Various real-life issues have left me little time for my column this week, but I had something on my mind that will not wait. I have never had an FLGS (a “friendly local gaming store”) close enough for me to truly support one, or for me to get the sense of community that one can bring to a gamer.
A great FLGS not only has the products you want to buy, but it also offers a place to meet new gamers, try new games, and even make new gaming friends. I’ve had some FGSes and some LGSes, but I’ve never found that combination of gaming store that was close enough to be convenient and friendly enough to be a place to try new games and meet new folks.
When the D&D Encounters program from Wizards of the Coast started a little over a year ago, I never felt that lack of a good FLGS more profoundly. Here was a program that was practically built for me. I have trouble finding the time to game for several hours a week (mostly because my free time for gaming is spent writing for games rather than playing them). I have a kid who wants to play, but doesn’t always have the time or focus for longer games. I was having trouble finding local gamers to play with. Encounters, with its (roughly) 90-minute play experience once each week, seemed to be the answer to my gaming prayers. But since the program can only be run at gaming stores on Wednesday nights, I was looking at least a 120-minute round-trip drive to play a 90-minute session—usually on a school night.

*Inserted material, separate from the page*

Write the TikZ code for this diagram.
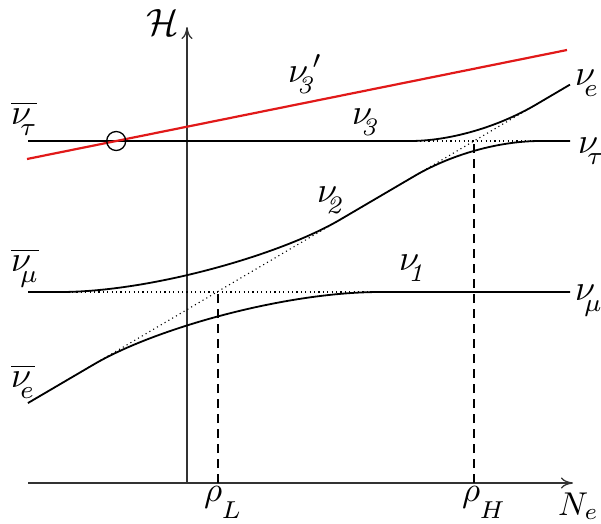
\documentclass[tikz,border=0pt]{standalone}
\usepackage{graphicx}
\usepackage{fontspec}
\usetikzlibrary{arrows.meta}
% nu-type label: symbol #1 with subscript #2 set low, tucked under it
\newcommand{\gsub}[2]{\scalebox{3.6}{$#1$\kern-3.1pt\raisebox{-3.2pt}{$\scriptstyle #2$}}}
\newcommand{\gbar}[1]{\scalebox{3.6}{$\overline{\hbox{$\nu$\kern-3.1pt\raisebox{-3.2pt}{$\scriptstyle #1$}\kern0.3pt}}$}}
\newcommand{\rsub}[2]{\scalebox{3.5}{$#1$\kern-0.2pt\raisebox{-5pt}{$\scriptstyle #2$}}}
\definecolor{lred}{RGB}{225,25,25}
\tikzset{
  axis/.style={line width=1.3pt, draw=black!80},
  curve/.style={line width=1.8pt, draw=black},
  guide/.style={line width=1.1pt, dash pattern=on 1.1pt off 3.3pt},
  dashline/.style={line width=1.3pt, dash pattern=on 9pt off 6pt},
  lab/.style={inner sep=0pt, anchor=base west, font=\fontsize{10}{12}\selectfont},
}
\begin{document}
\begin{tikzpicture}[x=1pt,y=-1pt]
\useasboundingbox (0,0) rectangle (601,523);
% axes
\coordinate (vb) at (187,483);
\coordinate (vt) at (187,27);
\coordinate (hl) at (28,483);
\coordinate (hr) at (573,483);
\draw[axis,-{To[length=12pt,width=11pt]}] (vb) -- (vt);
\draw[axis,-{To[length=12pt,width=11pt]}] (hl) -- (hr);
% dashed markers
\coordinate (rL) at (218,292);
\coordinate (rH) at (474,141);
\draw[dashline] (rL |- vb) -- (rL);
\draw[dashline] (rH |- vb) -- (rH);
% dotted unperturbed levels
\draw[guide] (28,292) -- (570,292);
\draw[guide] (28,141) -- (570,141);
\draw[guide] (28,403) -- (570,84.6);
% eigen-curves
\draw[curve] (28,403) -- (94,364.3) .. controls (154,329) and (284,292) .. (380,292) -- (570,292);
\draw[curve] (28,292) -- (60,292) .. controls (150,292) and (280,255) .. (340,219.7) -- (414,176.3) .. controls (452,153.9) and (500,141) .. (540,141) -- (570,141);
\draw[curve] (28,141) -- (410,141) .. controls (450,141) and (498,126.9) .. (536,104.6) -- (570,84.6);
% red line and circle
\draw[lred, line width=2.2pt] (27,159) -- (567,50);
\node[draw, circle, minimum size=19pt, inner sep=0pt, line width=1.3pt] (cross) at (116.2,141) {};
% labels
\node[lab, anchor=center] (H) at (163,23) {\scalebox{3.8}{$\mathcal{H}$}};
\node[lab] (ltau) at (11,124) {\gbar{\tau}};
\node[lab] (lmu) at (11,271) {\gbar{\mu}};
\node[lab] (le) at (11,387) {\gbar{e}};
\node[lab] (re) at (575,85) {\gsub{\nu}{e}};
\node[lab] (rtau) at (578,153) {\gsub{\nu}{\tau}};
\node[lab] (rmu) at (575,300) {\gsub{\nu}{\mu}};
\node[lab] (n3p) at (288,82) {\gsub{\nu}{\mathit{3}}\scalebox{3.6}{$^{\prime}$}};
\node[lab] (n3) at (352,124) {\gsub{\nu}{\mathit{3}}};
\node[lab] (n2) at (317,202) {\gsub{\nu}{\mathit{2}}};
\node[lab] (n1) at (399,270) {\gsub{\nu}{\mathit{1}}};
\node[lab] (pL) at (204,501) {\rsub{\rho}{L}};
\node[lab] (pH) at (462,501) {\rsub{\rho}{H}};
\node[lab] (Ne) at (558,515) {\scalebox{3.3}{$N_e$}};
\end{tikzpicture}
\end{document}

I actually made the trip a few times with my daughter to play, and we had a lot of fun. But it quickly became apparent that the logistics just were not going to work. The fourth season of D&D Encounters was set to start February 9th, and I knew that it too would have to pass me by. In an act of self-torture, I typed in my zip code on the Wizards game locator web page just to remind myself how far away I was from the fun. I did a double-take as a stared at the screen, and lo and behold, there was a store I had never heard of 10 minutes from my house running this new season.

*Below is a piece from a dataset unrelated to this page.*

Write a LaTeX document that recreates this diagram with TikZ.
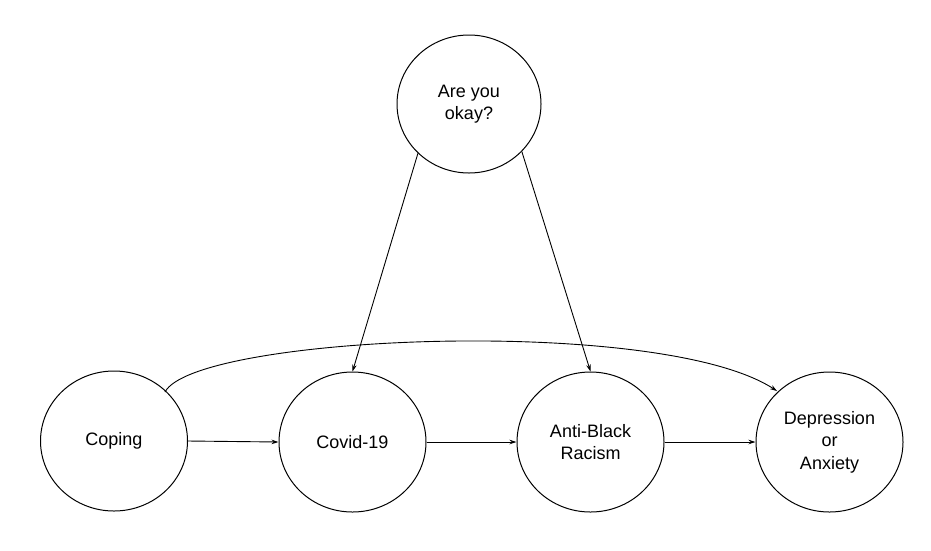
\documentclass[tikz,border=0pt]{standalone}
\usepackage{fontspec}
\setmainfont{Liberation Sans}
\usetikzlibrary{shapes.geometric,arrows.meta}
\begin{document}
\begin{tikzpicture}[x=1pt,y=-1pt,
  bubble/.style={draw,ellipse,line width=1pt,minimum width=147pt,minimum height=140pt,inner sep=0pt,align=center,font=\fontsize{18}{22.5}\selectfont},
  arr/.style={line width=0.9pt,-{Stealth[length=7pt,width=4.5pt]}}]
\useasboundingbox (0,0) rectangle (931,550);
\node[bubble,minimum width=144pt,minimum height=138pt] (okay) at (469,104) {Are you\\okay?};
\node[bubble] (cope) at (114,441) {Coping};
\node[bubble] (covid) at (352.5,442) {Covid-19};
\node[bubble] (abr) at (590.5,442) {Anti-Black\\Racism};
\node[bubble] (dep) at (829.5,442) {Depression\\or\\Anxiety};
\draw[arr] (cope.east) -- (covid.west);
\draw[arr] (covid.east) -- (abr.west);
\draw[arr] (abr.east) -- (dep.west);
\draw[arr] (okay.-136) -- (covid.north);
\draw[arr] (okay.-42) -- (abr.north);
\coordinate (cs) at (165,392);
\coordinate (ce) at (777,391);
\draw[arr] (cs) .. controls (195,335) and (660,315) .. (ce);
\end{tikzpicture}
\end{document}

Being the eternal realist with a heavily dose of pessimism taken twice a day with a full glass of water, I didn’t get too excited. Maybe the store wasn’t really running it. Maybe there wouldn’t be enough players. Maybe the players would be so vile that I couldn’t even stand to be there, much less take my daughter. I emailed the store contact and asked about the specifics, even offering to DM if needed to make a game happen.
I am happy to report that I am starting to get the feeling I have found my very first FLGS. The place is called Water Street Games, and it is not the largest store. It isn’t the fanciest store. But after three weeks of running March of the Phantom Brigade for six players, I couldn’t be more pleased. The players range from experienced 4e players/DMs to people new to 4e to people brand new to D&D. All of them are good players who are eager to get into the game, willing to give and take with the table banter, and are extremely courteous with a youngster at the table. I attended the store’s monthly board game day and am looking forward to learning new games and bringing some of my own knowledge and experience to the community.
Equally helpful and community-building are the forums at the Wizards site where DMs and players can get together and talk about their experiences. DMs share everything from suggestions on modifying the adventure to great props and methods of tracking initiative. This sharing of knowledge and excitement about the game is a breath of fresh air in a cyber-landscape that sometimes gets a little hard to endure—with flame wars and edition wars and people seeking attention in unproductive ways.
I have talked in previous columns about the joys and rewards of gaming with strangers, and it is an awesome experience to be reminded of your own beliefs in such a real way. Between running and playing several games at DDXP, and getting into the D&D Encounters program at my new FLGS, I haven’t been this excited about actually playing the game of D&D in a long time.
If you are a player without a game, I suggest looking for a game again if you haven’t played in a while, even if it is stepping outside your comfort zone. Teos Abadia (known in gaming forums as Alphastream) has a great post on ENworld about Organized Play, giving a ton of information in a very succinct manner that might help people find a game they’ll enjoy.
You might just be surprised at how much fun there is to be had.